Gap Inc. soared after strong quarterly sales showed that chief executive officer Richard Dickson’s turnaround playbook is working.
The retailer exceeded analyst estimates for comparable sales, led by better-than-expected results at the namesake brand, Old Navy and Banana Republic. Athleta, the struggling athleisure brand, posted an unexpected decline.
Gap shares surged 17 percent in trading before US markets opened on Friday. The stock had fallen 18 percent this year through Thursday’s close.

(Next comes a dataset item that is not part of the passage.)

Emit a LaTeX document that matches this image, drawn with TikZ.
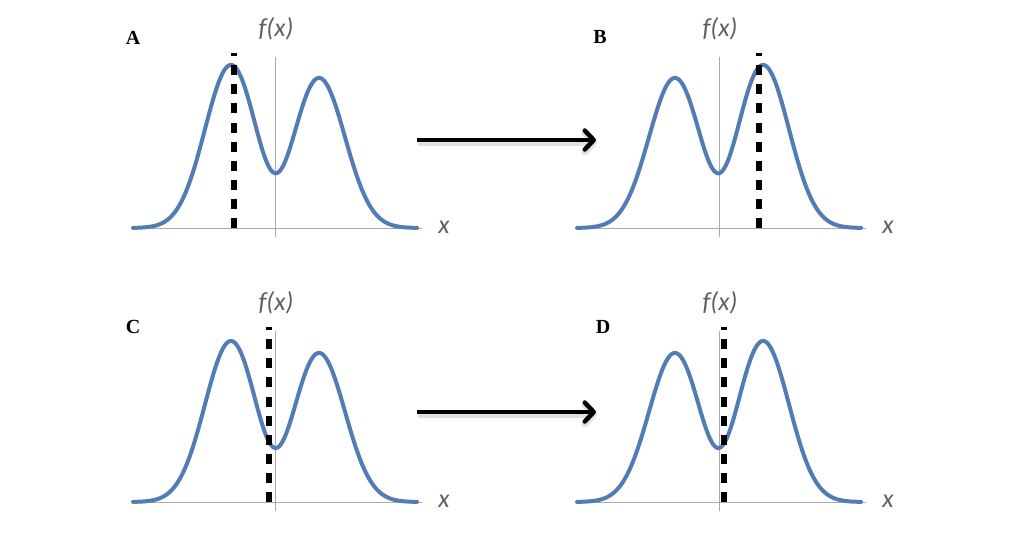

The performance of Gap’s namesake brand was “particularly impressive,” Paul Lejuez, an analyst for Citi wrote in a research note. The unit’s comparable sales rose 7 percent, topping Wall Street’s prediction for an average gain of 1.7 percent. This performance suggests it’s resonating with consumers, he said.
Under Dickson, the company has leaned into celebrity partnerships and is refreshing its leadership roster, including appointing fashion designer Zac Posen as creative director.
Gap sees revenue flat to up slightly in the current quarter. Analysts surveyed by Bloomberg were looking for 1 percent growth, on average. For the full year, Gap forecasts revenue will be up as much as 2 percent.
The retailer included 20 percent tariffs on China and 25 percent tariffs on Canada and Mexico in its forecast. Less than 10 percent of Gap products are sourced from China and less than 1 percent are from Canada and Mexico combined, Dickson said in an interview with Bloomberg News.
“It’s important to note we’ve been operating in a highly dynamic backdrop for the last few years, and we’re expecting the same for 2025,” Dickson said.